[Aim of the task]
Copy verbatim the material from its first line to the line that holds "self.sx = sx", including that line.

[Data excerpt]
%%
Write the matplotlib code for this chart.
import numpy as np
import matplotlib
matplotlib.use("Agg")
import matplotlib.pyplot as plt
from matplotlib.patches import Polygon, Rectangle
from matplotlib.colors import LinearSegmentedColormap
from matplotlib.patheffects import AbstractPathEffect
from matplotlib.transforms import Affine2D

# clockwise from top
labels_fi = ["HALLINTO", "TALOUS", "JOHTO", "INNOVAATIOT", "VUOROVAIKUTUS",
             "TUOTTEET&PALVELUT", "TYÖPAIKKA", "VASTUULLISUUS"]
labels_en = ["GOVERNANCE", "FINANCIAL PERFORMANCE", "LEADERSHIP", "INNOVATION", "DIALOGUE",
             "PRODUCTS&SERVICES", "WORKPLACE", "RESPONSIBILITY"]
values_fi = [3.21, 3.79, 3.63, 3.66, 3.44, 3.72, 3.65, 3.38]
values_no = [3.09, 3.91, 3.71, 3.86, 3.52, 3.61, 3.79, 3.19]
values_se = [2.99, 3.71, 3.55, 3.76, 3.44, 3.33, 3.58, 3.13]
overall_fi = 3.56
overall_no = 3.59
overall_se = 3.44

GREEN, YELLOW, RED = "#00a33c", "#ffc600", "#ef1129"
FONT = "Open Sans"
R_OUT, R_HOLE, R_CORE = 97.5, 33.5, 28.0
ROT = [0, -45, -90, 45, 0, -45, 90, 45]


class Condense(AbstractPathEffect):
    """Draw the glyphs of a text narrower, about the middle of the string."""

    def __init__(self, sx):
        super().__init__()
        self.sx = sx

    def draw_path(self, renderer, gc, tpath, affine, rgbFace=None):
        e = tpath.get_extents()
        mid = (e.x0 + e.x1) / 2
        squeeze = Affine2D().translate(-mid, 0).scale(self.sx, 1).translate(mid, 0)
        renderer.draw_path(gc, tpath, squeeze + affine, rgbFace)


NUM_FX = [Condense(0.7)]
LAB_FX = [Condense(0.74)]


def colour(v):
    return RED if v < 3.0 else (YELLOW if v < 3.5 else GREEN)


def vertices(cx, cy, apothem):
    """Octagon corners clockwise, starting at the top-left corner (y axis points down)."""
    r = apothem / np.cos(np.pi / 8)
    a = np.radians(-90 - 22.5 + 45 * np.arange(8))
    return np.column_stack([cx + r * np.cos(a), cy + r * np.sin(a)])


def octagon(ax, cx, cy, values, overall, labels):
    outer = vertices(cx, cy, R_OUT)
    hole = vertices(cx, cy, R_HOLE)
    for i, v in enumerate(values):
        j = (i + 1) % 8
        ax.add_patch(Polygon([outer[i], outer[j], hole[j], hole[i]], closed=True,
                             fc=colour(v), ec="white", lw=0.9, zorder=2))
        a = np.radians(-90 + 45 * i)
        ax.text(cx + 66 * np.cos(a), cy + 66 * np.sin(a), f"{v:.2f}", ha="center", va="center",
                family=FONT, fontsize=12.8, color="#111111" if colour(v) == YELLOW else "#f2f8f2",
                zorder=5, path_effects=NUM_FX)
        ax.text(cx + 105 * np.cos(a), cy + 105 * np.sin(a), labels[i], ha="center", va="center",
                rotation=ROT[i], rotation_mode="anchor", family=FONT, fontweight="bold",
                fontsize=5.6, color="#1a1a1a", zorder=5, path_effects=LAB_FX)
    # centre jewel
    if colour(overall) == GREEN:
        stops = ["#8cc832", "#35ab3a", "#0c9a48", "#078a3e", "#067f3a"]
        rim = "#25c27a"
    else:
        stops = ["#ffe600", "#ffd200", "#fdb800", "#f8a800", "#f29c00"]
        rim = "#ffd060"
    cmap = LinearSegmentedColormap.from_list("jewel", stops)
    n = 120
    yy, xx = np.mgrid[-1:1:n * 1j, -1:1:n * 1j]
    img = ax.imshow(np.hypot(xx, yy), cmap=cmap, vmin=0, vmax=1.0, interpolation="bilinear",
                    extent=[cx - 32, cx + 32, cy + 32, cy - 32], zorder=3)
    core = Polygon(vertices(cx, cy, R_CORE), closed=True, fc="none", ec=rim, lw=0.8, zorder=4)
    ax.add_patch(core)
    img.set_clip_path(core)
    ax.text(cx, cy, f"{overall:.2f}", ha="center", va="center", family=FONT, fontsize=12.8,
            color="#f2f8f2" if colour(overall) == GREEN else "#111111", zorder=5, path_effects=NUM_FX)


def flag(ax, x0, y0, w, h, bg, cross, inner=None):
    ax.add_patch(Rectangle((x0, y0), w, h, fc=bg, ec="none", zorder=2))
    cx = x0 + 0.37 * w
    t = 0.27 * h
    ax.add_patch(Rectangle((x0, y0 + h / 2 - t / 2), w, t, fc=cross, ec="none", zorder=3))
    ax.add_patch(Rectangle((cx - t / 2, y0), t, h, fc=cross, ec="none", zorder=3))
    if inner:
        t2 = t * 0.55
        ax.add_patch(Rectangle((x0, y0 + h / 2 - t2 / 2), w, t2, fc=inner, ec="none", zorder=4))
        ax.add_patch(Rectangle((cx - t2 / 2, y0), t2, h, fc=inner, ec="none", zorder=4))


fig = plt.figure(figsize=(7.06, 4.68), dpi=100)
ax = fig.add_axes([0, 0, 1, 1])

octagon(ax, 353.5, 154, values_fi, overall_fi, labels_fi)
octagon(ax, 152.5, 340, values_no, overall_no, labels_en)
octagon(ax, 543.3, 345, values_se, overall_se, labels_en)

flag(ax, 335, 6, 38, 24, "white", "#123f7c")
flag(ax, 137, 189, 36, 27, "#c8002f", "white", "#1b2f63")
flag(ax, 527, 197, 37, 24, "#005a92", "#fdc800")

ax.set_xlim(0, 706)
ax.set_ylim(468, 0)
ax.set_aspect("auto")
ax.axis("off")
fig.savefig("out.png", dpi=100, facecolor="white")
%%
[Expected answer]
Write the matplotlib code for this chart.
import numpy as np
import matplotlib
matplotlib.use("Agg")
import matplotlib.pyplot as plt
from matplotlib.patches import Polygon, Rectangle
from matplotlib.colors import LinearSegmentedColormap
from matplotlib.patheffects import AbstractPathEffect
from matplotlib.transforms import Affine2D

# clockwise from top
labels_fi = ["HALLINTO", "TALOUS", "JOHTO", "INNOVAATIOT", "VUOROVAIKUTUS",
             "TUOTTEET&PALVELUT", "TYÖPAIKKA", "VASTUULLISUUS"]
labels_en = ["GOVERNANCE", "FINANCIAL PERFORMANCE", "LEADERSHIP", "INNOVATION", "DIALOGUE",
             "PRODUCTS&SERVICES", "WORKPLACE", "RESPONSIBILITY"]
values_fi = [3.21, 3.79, 3.63, 3.66, 3.44, 3.72, 3.65, 3.38]
values_no = [3.09, 3.91, 3.71, 3.86, 3.52, 3.61, 3.79, 3.19]
values_se = [2.99, 3.71, 3.55, 3.76, 3.44, 3.33, 3.58, 3.13]
overall_fi = 3.56
overall_no = 3.59
overall_se = 3.44

GREEN, YELLOW, RED = "#00a33c", "#ffc600", "#ef1129"
FONT = "Open Sans"
R_OUT, R_HOLE, R_CORE = 97.5, 33.5, 28.0
ROT = [0, -45, -90, 45, 0, -45, 90, 45]


class Condense(AbstractPathEffect):
    """Draw the glyphs of a text narrower, about the middle of the string."""

    def __init__(self, sx):
        super().__init__()
        self.sx = sx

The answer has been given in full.